'Super Mario' turns 40: Gaming's greatest triumph
July 14, 2023In the early 1980s, Japanese video game company Nintendo set up its American operation in a small warehouse in Washington state.
At one point during the development of the groundbreaking "Donkey Kong" video game, the owner of the warehouse, a man named Mario Segale, came to collect some overdue rent. The mustachioed Italian-American was not too pleased with his tenants during the visit and, according to a now famous story, berated Minoru Arakawa, the head Nintendo of America, in front of the others.
The visit inadvertently provided a moment of profound inspiration. The "Donkey Kong" creators were still looking for a name for their hero character: a recognizably human figure with a remarkable capacity for jumping. Up to then he had been known as "Jumpman" and "Ossan" (a somewhat negative phrase for "middle-aged man" in Japanese). When the landlord left, all agreed that Jumpman should take the landlord's name: Mario.
Mario became so popular that by 1983 he got his own game, alongside his brother, Luigi, in "Mario Bros." It was on July 14, 1983 that the game was first released for public sale in its home country of Japan.
'Super Mario' or — Superdad?
Since then, "Super Mario" has gone on to be a commercial and cultural phenomenon without equal in the world of gaming. The "Mario" franchise, which includes multiple game titles from "Super Mario" to "Mario Kart," has sold more than 800 million copies, making it by far the bestselling video game franchise of all time.
Its appeal is multigenerational. This year's release of "The Super Mario Bros. Movie" has been a huge commercial success, so far taking in $1.3 billion (€1.1 billion) at the global box office and enjoying the biggest worldwide opening for an animated movie in history.

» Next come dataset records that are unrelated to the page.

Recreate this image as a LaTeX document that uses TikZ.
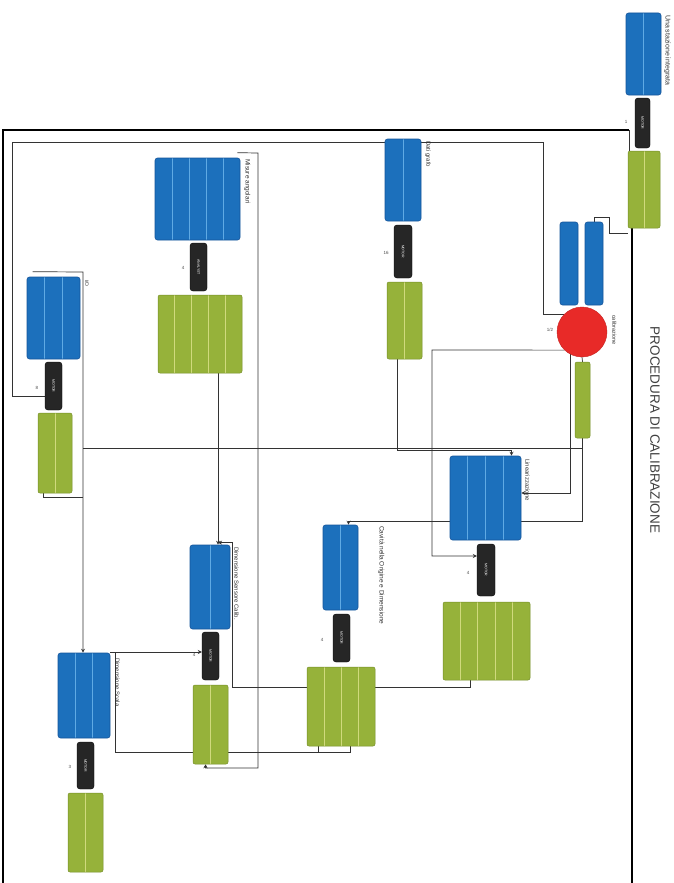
\documentclass[tikz,border=0pt]{standalone}
\usepackage{fontspec}
\setmainfont{Liberation Sans}
\usetikzlibrary{calc,arrows.meta}
\definecolor{bfill}{RGB}{28,112,188}
\definecolor{bdark}{RGB}{22,85,155}
\definecolor{bline}{RGB}{95,170,228}
\definecolor{gfill}{RGB}{150,178,58}
\definecolor{gdark}{RGB}{118,142,40}
\definecolor{gline}{RGB}{208,218,125}
\definecolor{kfill}{RGB}{38,38,38}
\definecolor{rfill}{RGB}{232,42,40}
\pgfdeclarelayer{bg}
\pgfsetlayers{bg,main}
\begin{document}
\begin{tikzpicture}[x=1pt,y=-1pt,
  conn/.style={draw=black!80, line width=0.7pt},
  arr/.style={conn,-{Stealth[length=4pt,width=4pt]}},
  framel/.style={draw=black, line width=2pt},
  dcols/.style 2 args={path picture={\pgfmathtruncatemacro\nm{#1-1}\foreach \k in {1,...,\nm}{\draw[#2,line width=0.9pt] ($(path picture bounding box.north west)!{\k/#1}!(path picture bounding box.north east)$) -- ($(path picture bounding box.south west)!{\k/#1}!(path picture bounding box.south east)$);}}},
  bb/.style={fill=bfill, draw=bdark, line width=0.6pt, rounded corners=2.5pt, inner sep=0pt},
  gb/.style={fill=gfill, draw=gdark, line width=0.5pt, rounded corners=2pt, inner sep=0pt},
  kb/.style={fill=kfill, draw=black, rounded corners=3pt, inner sep=0pt, text=white, font=\fontsize{3.5}{4}\selectfont},
  lbl/.style={rotate=-90, anchor=south west, inner sep=1pt, font=\fontsize{7}{8}\selectfont, text=black!80},
  mk/.style={font=\fontsize{4.5}{5}\selectfont, text=black!70, inner sep=0.5pt},
]
\useasboundingbox (0,0) rectangle (673,883);

% ---------- component A (outside frame)
\node[bb, dcols={2}{bline}, minimum width=35pt, minimum height=82pt] (Ablue) at (643.5,54) {};
\node[kb, minimum width=15pt, minimum height=50pt] (Ablack) at (642.5,123) {\rotatebox{-90}{MOTOR}};
\node[gb, dcols={2}{gline}, minimum width=32pt, minimum height=77pt] (Agreen) at (644,189.5) {};
\node[lbl] (Alab) at (663,14) {Una stazione integrata};
\node[mk] (Amk) at (626,122) {1};

% ---------- component B (calibrazione)
\node[bb, minimum width=18pt, minimum height=83pt] (Bblue1) at (569,263.5) {};
\node[bb, minimum width=18pt, minimum height=83pt] (Bblue2) at (594,263.5) {};
\node[circle, fill=rfill, draw=rfill!85!black, minimum size=50pt, inner sep=0pt] (Bcirc) at (582,332) {};
\node[gb, minimum width=15pt, minimum height=76pt] (Bgreen) at (582.5,400) {};
\node[lbl, font=\fontsize{5.5}{6}\selectfont] (Blab) at (611,314) {calibrazione};
\node[mk] (Bmk) at (550,330) {1/2};

% ---------- component C
\node[bb, dcols={2}{bline}, minimum width=36pt, minimum height=82pt] (Cblue) at (403,180) {};
\node[kb, minimum width=18pt, minimum height=53pt] (Cblack) at (403,251.5) {\rotatebox{-90}{MOTOR}};
\node[gb, dcols={2}{gline}, minimum width=35pt, minimum height=77pt] (Cgreen) at (404.5,320.5) {};
\node[lbl, font=\fontsize{6}{7}\selectfont] (Clab) at (424,140) {Dati grafo};
\node[mk] (Cmk) at (386,253) {16};

% ---------- component D (Linearizzazione)
\node[bb, dcols={4}{bline}, minimum width=71pt, minimum height=84pt] (Dblue) at (485.5,498) {};
\node[kb, minimum width=18pt, minimum height=52pt] (Dblack) at (486,570) {\rotatebox{-90}{MOTOR}};
\node[gb, dcols={5}{gline}, minimum width=87pt, minimum height=78pt] (Dgreen) at (486.5,641) {};
\node[lbl, font=\fontsize{6}{7}\selectfont] (Dlab) at (524,458) {Linearizzazione};
\node[mk] (Dmk) at (468,573) {4};

% ---------- component E
\node[bb, dcols={3}{bline}, minimum width=53pt, minimum height=82pt] (Eblue) at (53.5,318) {};
\node[kb, minimum width=17pt, minimum height=48pt] (Eblack) at (53.5,386) {\rotatebox{-90}{MOTOR}};
\node[gb, dcols={2}{gline}, minimum width=34pt, minimum height=80pt] (Egreen) at (55,453) {};
\node[lbl, font=\fontsize{5}{6}\selectfont] (Elab) at (84,279) {I/O};
\node[mk] (Emk) at (37,388) {8};

% ---------- component G (Misure angolari)
\node[bb, dcols={5}{bline}, minimum width=85pt, minimum height=82pt] (Gblue) at (197.5,199) {};
\node[kb, minimum width=17pt, minimum height=48pt] (Gblack) at (198.5,267) {\rotatebox{-90}{ANALYST}};
\node[gb, dcols={5}{gline}, minimum width=84pt, minimum height=78pt] (Ggreen) at (200,334) {};
\node[lbl, font=\fontsize{6.5}{7}\selectfont] (Glab) at (243,158) {Misure angolari};
\node[mk] (Gmk) at (183,268) {4};

% ---------- component H
\node[bb, dcols={2}{bline}, minimum width=40pt, minimum height=84pt] (Hblue) at (210,587) {};
\node[kb, minimum width=17pt, minimum height=48pt] (Hblack) at (210.5,656) {\rotatebox{-90}{MOTOR}};
\node[gb, dcols={2}{gline}, minimum width=35pt, minimum height=79pt] (Hgreen) at (210.5,724.5) {};
\node[lbl, font=\fontsize{6}{7}\selectfont] (Hlab) at (233,546) {Dimensione Sensore Calib.};
\node[mk] (Hmk) at (194,655) {4};

% ---------- component I
\node[bb, dcols={2}{bline}, minimum width=35pt, minimum height=85pt] (Iblue) at (340.5,567.5) {};
\node[kb, minimum width=17pt, minimum height=48pt] (Iblack) at (341.5,638) {\rotatebox{-90}{MOTOR}};
\node[gb, dcols={4}{gline}, minimum width=68pt, minimum height=79pt] (Igreen) at (341,706.5) {};
\node[lbl, font=\fontsize{6.5}{7}\selectfont] (Ilab) at (377,525) {Cavità nella Origine e Dimensione};
\node[mk] (Imk) at (322,640) {4};

% ---------- component F
\node[bb, dcols={3}{bline}, minimum width=52pt, minimum height=85pt] (Fblue) at (84,695.5) {};
\node[kb, minimum width=17pt, minimum height=47pt] (Fblack) at (85.5,765.5) {\rotatebox{-90}{MOTOR}};
\node[gb, dcols={2}{gline}, minimum width=35pt, minimum height=79pt] (Fgreen) at (85.5,832.5) {};
\node[lbl, font=\fontsize{6}{7}\selectfont] (Flab) at (114,657) {Dimensione Scala};
\node[mk] (Fmk) at (70,767) {3};

% ---------- title
\node[rotate=-90, font=\fontsize{13.5}{15}\selectfont, text=black!75] (title) at (655,430) {PROCEDURA DI CALIBRAZIONE};

% ---------- connectors
\begin{pgfonlayer}{bg}
\fill[white] (0,0) rectangle (673,883);
\coordinate (fbl) at (3,883);
\coordinate (ftr) at (629,130);
\coordinate (fbr) at (632,883);
\draw[framel] (fbl) |- (ftr);
\draw[conn] (ftr) -- (ftr |- Agreen.north);
\draw[framel] (fbr |- Agreen.south) -- (fbr);

\draw[conn] ([yshift=-5pt]Agreen.south west) -- ++(-18,0) |- ([yshift=4pt]Bblue2.north) -- (Bblue2.north);

\coordinate (c1) at (12,142);
\coordinate (c2) at (543,142);
\draw[conn] ([yshift=-10pt]Eblack.west) -| (c1) -- (c2) |- (Bcirc.137);

\coordinate (c3) at (432,350);
\draw[arr] (Bcirc.226) -- (c3) |- ([yshift=14pt]Dblack.west);
\draw[conn] (Bcirc.south) -- (Bgreen.north);
\draw[arr] (Bcirc.242) -- (Bcirc.242 |- 0,493) -- (Dblue.east |- 0,493);

\draw[arr] ([xshift=-7pt]Cgreen.south) |- ([xshift=26pt,yshift=5pt]Dblue.north) -- ([xshift=26pt]Dblue.north);

\draw[arr] (Bgreen.south) |- ([xshift=8pt,yshift=3pt]Iblue.north) -- ([xshift=8pt]Iblue.north);

\coordinate (c6) at (83,272);
\draw[conn] (Bgreen.south |- 0,448) -- (c6 |- 0,448);
\draw[arr] ([xshift=6pt,yshift=5pt]Eblue.north west) -- (c6) -- (c6 |- Fblue.north);
\draw[conn] ([xshift=-12pt]Egreen.south) |- (c6 |- 0,497);

\draw[arr] ([xshift=18pt]Ggreen.south) -- ([xshift=8pt]Hblue.north);

\coordinate (c8) at (258,153);
\draw[arr] ([xshift=-3pt,yshift=5pt]Gblue.north east) -- (c8) -- (c8 |- 0,768) -| ([xshift=-5pt]Hgreen.south);

\coordinate (c7) at (232,687);
\draw[arr] ([xshift=-16pt]Dgreen.south) |- (c7) |- ([xshift=8pt,yshift=2pt]Hblue.north);

\coordinate (c10) at (115,652);
\draw[conn] ([xshift=9pt]Igreen.south) |- (c10 |- 0,752) -- (c10) -- (Fblue.north east |- c10);
\draw[conn] ([xshift=-23pt]Igreen.south) -- ++(0,6);
\draw[arr] (c10) -- (Hblack.west |- c10);
\end{pgfonlayer}
\end{tikzpicture}
\end{document}
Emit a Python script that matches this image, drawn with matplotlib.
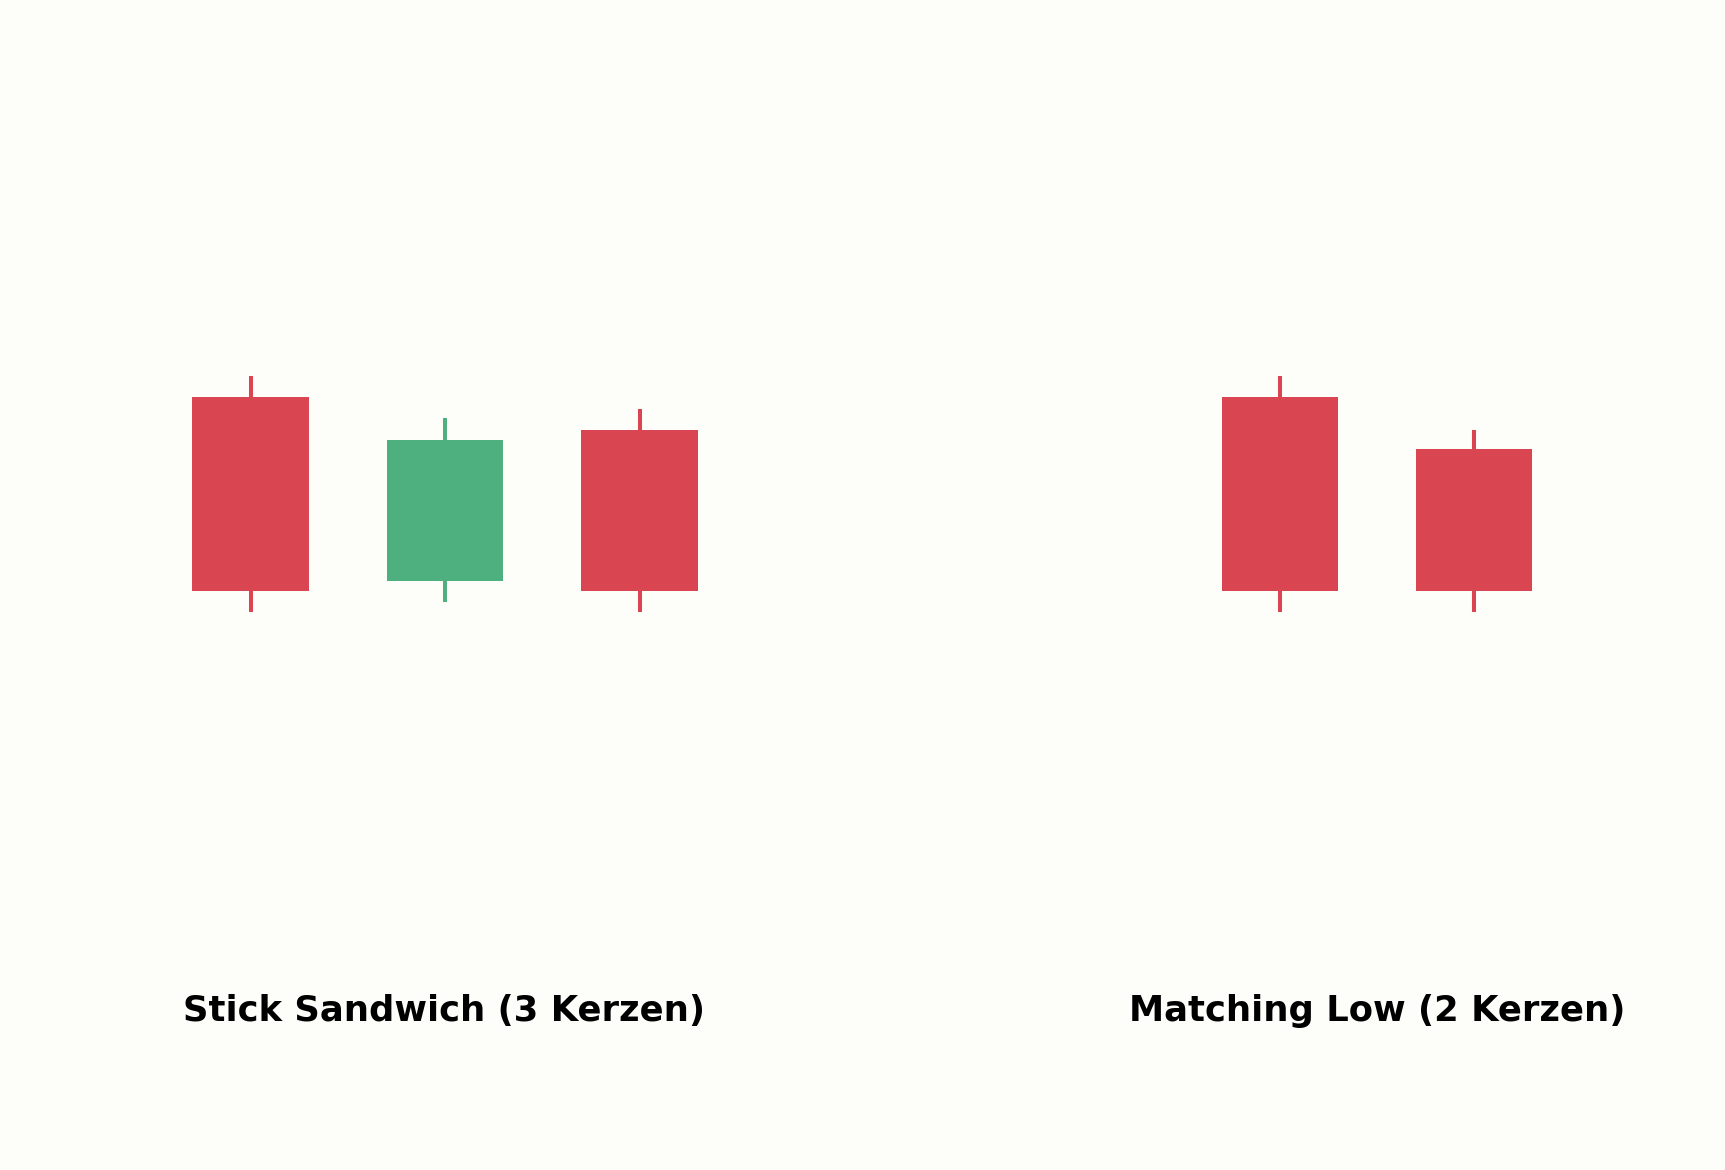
import numpy as np
import matplotlib.pyplot as plt

# Stick Sandwich (3 Kerzen)
ss_open = [105, 95.5, 103.3]
ss_high = [106, 103.8, 104.3]
ss_low = [94, 94.5, 94]
ss_close = [95, 102.8, 95]

# Matching Low (2 Kerzen)
ml_open = [105, 102.3]
ml_high = [106, 103.2]
ml_low = [94, 94]
ml_close = [95, 95]

titles = ['Stick Sandwich (3 Kerzen)', 'Matching Low (2 Kerzen)']

up_col = '#4eaf7f'
down_col = '#d94652'
bg = '#fdfdf9'


def candles(ax, o, h, l, c):
    for i in range(len(o)):
        col = up_col if c[i] >= o[i] else down_col
        ax.plot([i, i], [l[i], h[i]], color=col, lw=2.9, zorder=1)
        ax.bar(i, abs(c[i] - o[i]), bottom=min(o[i], c[i]), width=0.6,
               color=col, zorder=2)


fig = plt.figure(figsize=(17.25, 11.7), dpi=100, facecolor=bg)

ax1 = fig.add_axes([56 / 1725, 0.164, 778 / 1725, 0.8278])
ax2 = fig.add_axes([1086 / 1725, 0.164, 582 / 1725, 0.8278])

candles(ax1, ss_open, ss_high, ss_low, ss_close)
candles(ax2, ml_open, ml_high, ml_low, ml_close)

ax1.set_xlim(-1, 3)
ax2.set_xlim(-1, 2)
for ax in (ax1, ax2):
    ax.set_ylim(75, 125)
    ax.set_facecolor(bg)
    ax.axis('off')

fig.text(444 / 1725, 1 - 1021.5 / 1170, titles[0], ha='center', va='baseline',
         fontsize=25.5, fontweight='bold')
fig.text(1377 / 1725, 1 - 1021.5 / 1170, titles[1], ha='center', va='baseline',
         fontsize=25.5, fontweight='bold')

fig.savefig('out.png', dpi=100, facecolor=bg)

Jeff Ryan, author of "Super Mario: How Nintendo Conquered America," said "the multibillion dollar question" is why an apparently Italian plumber with superhuman jumping abilities is so universally beloved.
"There's a theory that Mario is basically your dad," he told DW by telephone from his home in New Jersey. When you're 4 or 5 years old, he said, you think your dad can do anything.
"If your dad changes the light bulb, he's all of a sudden the world's the greatest builder," said Ryan. "And that feeling of your dad as a superhero is what Mario may engender. We have a little feeling of the guy who can do anything when we play Mario, and that's who we become — the guy who can do anything."
Italian plumber was Nintendo's golden goose
The story of "Super Mario" success is essentially the story of Nintendo's success. Its the oldest active video game company in the world, with origins that go all the way back to 1889 when it was a playing card business.
By the 1970s, the company had diversified into electronics and computer games. It was in that decade that Shigeru Miyamoto, the man who ultimately came up with the idea of "Super Mario," joined the company.
"Without Mario, Nintendo would just be another company," said Ryan.
He thinks Nintendo would likely have ended up as one of the much smaller Japanese gaming companies, such as Taito or Bandai. Instead, the franchise's continuing success has allowed Nintendo to remain one of the top gaming companies in the world. In 2022, in terms of gaming revenues, Nintendo was fourth globally behind Sony, Microsoft and Tencent, with revenues of $13.8 billion, according to data collected by Statista.
"Nintendo purposely made Super Mario their Mickey Mouse," said Ryan. "They decided to brand him everywhere so that when you thought of one, you thought of the other."
Mario was such a guarantee of success for Nintendo that they started introducing him to games he wasn't even supposed to be in originally, just to boost their development. For example, the game that became "Mario Kart" started out as an ordinary go-kart game.
"When they decided to add Mario characters, the heads didn't line up, so they gave them all oversized heads," said Ryan. "Now, you don't even think about the fact that they're driving around with giant heads, but they are."
Mario leaves lasting influence on gaming world
The global gaming business is now worth more than $200 billion annually, according to most analyses. The market research firm Fortune Business Insights estimates it could be worth more than $600 billion by 2030.
"Super Mario" has played no small part in that remarkable rise. Ryan said the "Donkey Kong" game, which first introduced Mario, pioneered early video game storytelling. The gameplay "narrative" inherent to many Mario games — helping the plumber navigate an obstacle course — became hugely influential.
That influence continued as the "Mario" games evolved.
"There are over 25 different 'Mario' franchises at this point," said Ryan. "The first 'Mario Kart' game itself, according to the 'Guinness Book of World Records,' is the most influential video game of all time, because there were over 50 comparable cart racing games that came out just in the two years after its release."
As Mario moves on toward middle age, his appeal shows no sign of waning. Ryan believes he is comparable to Mickey Mouse in terms of his influence on pop culture over the last century.
"These are the characters, which more than any others, have succeeded in grabbing the collective zeitgeist."